Eine unbefristete Rentenbewilligung, die später wirksam aufgehoben wird, könne keine rechtlichen Folgen für die Beendigung des Arbeitsverhältnisses entfalten – sofern sie zum maßgeblichen Zeitpunkt nicht mehr Bestand hat.
Es gibt keine Gründe gegen den Fortbestand des Vertrags
Die Richter führten zudem aus, dass das Ruhen eines Arbeitsverhältnisses bei befristeter Erwerbsminderung sachlich gerechtfertigt sei. Es bestehe in diesem Fall die berechtigte Erwartung, dass der Beschäftigte seine vertraglich geschuldete Tätigkeit künftig wieder erbringen könne.
Ein tatsächliches Ende des Arbeitsverhältnisses sei daher nur dann gerechtfertigt, wenn die Erwerbsminderung auf Dauer bestehe.
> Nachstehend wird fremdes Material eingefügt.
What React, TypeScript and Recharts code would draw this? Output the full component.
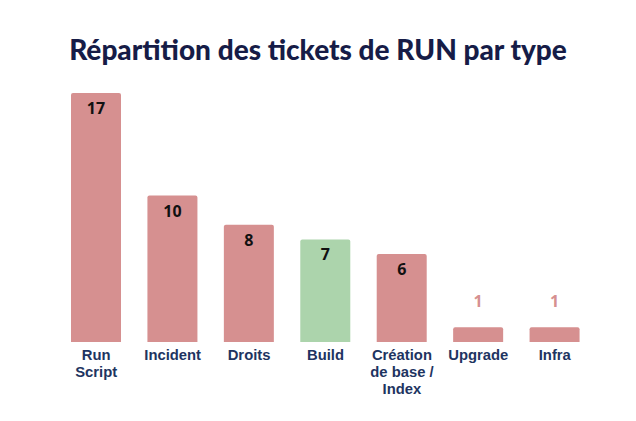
import React from "react";
import { BarChart, Bar, XAxis, YAxis, Cell, LabelList } from "recharts";

const categories = ["Run\nScript", "Incident", "Droits", "Build", "Création\nde base /\nIndex", "Upgrade", "Infra"];
const tickets = [17, 10, 8, 7, 6, 1, 1];
const highlighted = ["Build"];

const RED = "#D69090";
const GREEN = "#ACD4AC";
const NAVY = "#1E3461";

const data = categories.map((c, i) => ({ name: c, value: tickets[i] }));

const colorFor = (name: string) => (highlighted.includes(name) ? GREEN : RED);

const Tick = (props: any) => {
  const { x, y, payload } = props;
  const lines = String(payload.value).split("\n");
  return (
    <text
      x={x}
      y={y + 10}
      textAnchor="middle"
      fill={NAVY}
      fontFamily="'Liberation Sans', Arial, sans-serif"
      fontWeight="bold"
      fontSize={14.8}
    >
      {lines.map((l, i) => (
        <tspan key={i} x={x} dy={i === 0 ? 0 : 16.8}>
          {l}
        </tspan>
      ))}
    </text>
  );
};

const ValueLabel = (props: any) => {
  const { x, y, width, height, value, index } = props;
  const inside = height > 30;
  const cx = x + width / 2;
  const name = data[index].name;
  return (
    <text
      x={cx}
      y={inside ? y + 15 : y - 26}
      textAnchor="middle"
      dominantBaseline="central"
      fill={inside ? "#111" : colorFor(name)}
      fontFamily="'Open Sans', sans-serif"
      fontWeight="bold"
      fontSize={16}
    >
      {value}
    </text>
  );
};

export default function App() {
  return (
    <div style={{ position: "relative", width: 636, height: 421, background: "#fff" }}>
      <style>{"body{margin:0}"}</style>
      <div
        style={{
          position: "absolute",
          top: 31,
          left: 0,
          width: 636,
          textAlign: "center",
          fontFamily: "Lato, sans-serif",
          fontWeight: 900,
          fontSize: 28,
          lineHeight: "36px",
          color: "#161C47",
        }}
      >
        Répartition des tickets de RUN par type
      </div>
      <BarChart
        width={636}
        height={421}
        data={data}
        margin={{ top: 93, right: 43, left: 58, bottom: 0 }}
      >
        <XAxis
          dataKey="name"
          axisLine={false}
          tickLine={false}
          interval={0}
          height={79}
          tick={<Tick />}
        />
        <YAxis hide domain={[0, 17]} />
        <Bar dataKey="value" barSize={50} radius={[2, 2, 0, 0]} isAnimationActive={false}>
          {data.map((d, i) => (
            <Cell key={i} fill={colorFor(d.name)} />
          ))}
          <LabelList dataKey="value" content={<ValueLabel />} />
        </Bar>
      </BarChart>
    </div>
  );
}
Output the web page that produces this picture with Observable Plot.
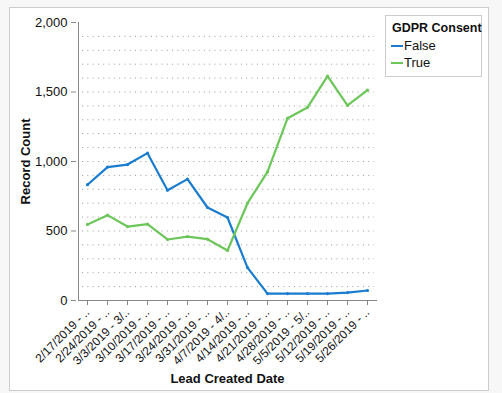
<!DOCTYPE html>
<html><head><meta charset="utf-8">
<script src="https://cdn.jsdelivr.net/npm/d3@7"></script>
<script src="https://cdn.jsdelivr.net/npm/@observablehq/plot@0.6"></script>
<style>
html,body{margin:0;padding:0;background:#f7f7f7;font-family:"Liberation Sans",Arial,sans-serif;}
#wrap{position:relative;width:502px;height:393px;overflow:hidden;}
#box{position:absolute;left:9px;top:7px;width:478px;height:382px;border:1px solid #ccc;background:#fff;}
#chart{position:absolute;left:0;top:0;}
#legend{position:absolute;left:385px;top:15px;width:95px;height:60px;border:1px solid #ccc;background:#fff;font-size:12px;color:#111;white-space:nowrap;}
#legend .t{position:absolute;left:6px;top:5px;font-weight:bold;font-size:12.5px;}
#legend .e{position:absolute;left:5px;font-size:13px;}
#legend .sw{display:inline-block;width:12px;height:2px;vertical-align:middle;margin-right:1px;position:relative;top:-1px;}
svg [aria-label="y-axis label"] text, svg [aria-label="x-axis label"] text{font-weight:bold;font-size:13px;fill:#111;}
svg [aria-label="y-axis tick label"] text, svg [aria-label="x-axis tick label"] text{fill:#111;}
</style></head>
<body><div id="wrap"><div id="box"></div><div id="chart"></div>
<div id="legend"><div class="t">GDPR Consent</div>
<div class="e" style="top:22px"><span class="sw" style="background:#1a7ccf"></span>False</div>
<div class="e" style="top:39px"><span class="sw" style="background:#6cc65a"></span>True</div></div></div>
<script>
const weeks = ["2/17/2019 - ..","2/24/2019 - ..","3/3/2019 - 3/..","3/10/2019 - ..","3/17/2019 - ..","3/24/2019 - ..","3/31/2019 - ..","4/7/2019 - 4/..","4/14/2019 - ..","4/21/2019 - ..","4/28/2019 - ..","5/5/2019 - 5/..","5/12/2019 - ..","5/19/2019 - ..","5/26/2019 - .."];
const falseCounts = [833, 960, 978, 1060, 793, 873, 669, 597, 237, 50, 50, 50, 50, 57, 72];
const trueCounts = [547, 614, 532, 549, 439, 460, 441, 360, 700, 925, 1311, 1389, 1614, 1403, 1513];
const seriesNames = ["False","True"];
const seriesColors = ["#1a7ccf","#6cc65a"];
const gridValues = d3.range(100, 2000, 100);
const yTicks = [0, 500, 1000, 1500, 2000];

const data = [];
weeks.forEach((w,i)=>{
  data.push({week:w, consent:"False", count:falseCounts[i]});
  data.push({week:w, consent:"True", count:trueCounts[i]});
});

const chart = Plot.plot({
  width: 502, height: 393,
  marginLeft: 76, marginRight: 124, marginTop: 22, marginBottom: 93,
  style: {fontFamily: '"Liberation Sans", Arial, sans-serif', fontSize: "12px", color: "#111", background: "transparent", overflow: "visible"},
  x: {type: "point", domain: weeks, padding: 0.47},
  y: {domain: [0, 2000]},
  color: {domain: seriesNames, range: seriesColors},
  marks: [
    Plot.ruleY(gridValues, {y: d => d, x1: () => weeks[0], x2: () => weeks[weeks.length-1], stroke: "#999", strokeDasharray: "1,4.3", strokeWidth: 1, insetLeft: -5, insetRight: -7}),
    Plot.axisY({ticks: yTicks, tickFormat: d3.format(","), tickSize: 5, tickPadding: 4, fontSize: 13, stroke: "#888",
      label: "Record Count", labelAnchor: "center", labelArrow: "none", labelOffset: 56}),
    Plot.axisX({tickRotate: -45, tickSize: 5, tickPadding: 5, fontSize: 12, stroke: "#888",
      label: "Lead Created Date", labelAnchor: "center", labelArrow: "none", labelOffset: 82}),
    Plot.ruleX([0], {x: () => weeks[0], y1: 0, y2: 2000, stroke: "#888", dx: -9}),
    Plot.ruleY([0], {stroke: "#888", x1: () => weeks[0], x2: () => weeks[weeks.length-1], insetLeft: -9, insetRight: -10}),
    Plot.line(data, {x: "week", y: "count", stroke: "consent", strokeWidth: 2.2}),
    Plot.dot(data, {x: "week", y: "count", fill: "consent", r: 1.6})
  ]
});
document.getElementById("chart").appendChild(chart);
</script></body></html>
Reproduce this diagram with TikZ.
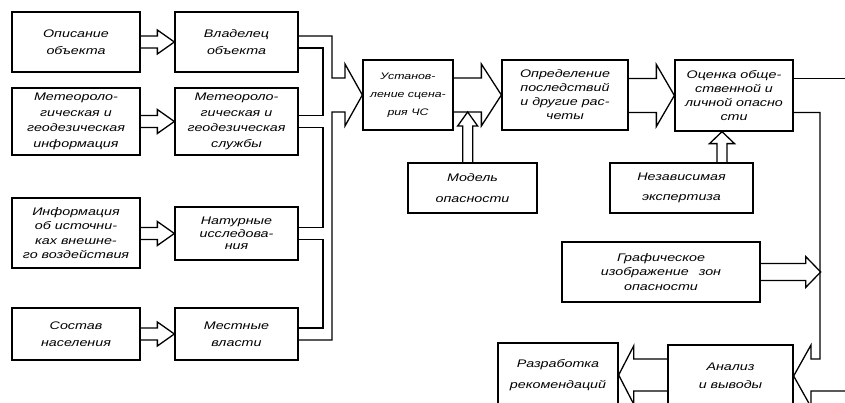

In diesem Fall jedoch habe der Arbeitgeber weder nachvollziehbare betriebliche Gründe noch andere Interessen vorgetragen, die gegen ein Ruhen des Vertragsverhältnisses sprechen würden.
Bedeutung für Betroffene
Das Urteil stärkt die Rechte von Beschäftigten, die eine Rente wegen voller Erwerbsminderung auf Zeit erhalten. Es zeigt: Auch wenn zunächst eine unbefristete Rente bewilligt wurde, kann eine nachträgliche Änderung entscheidende arbeitsrechtliche Folgen haben.
Für viele schwerbehinderte oder langjährig Beschäftigte bedeutet das einen besseren Schutz vor vorschneller Beendigung ihres Arbeitsverhältnisses.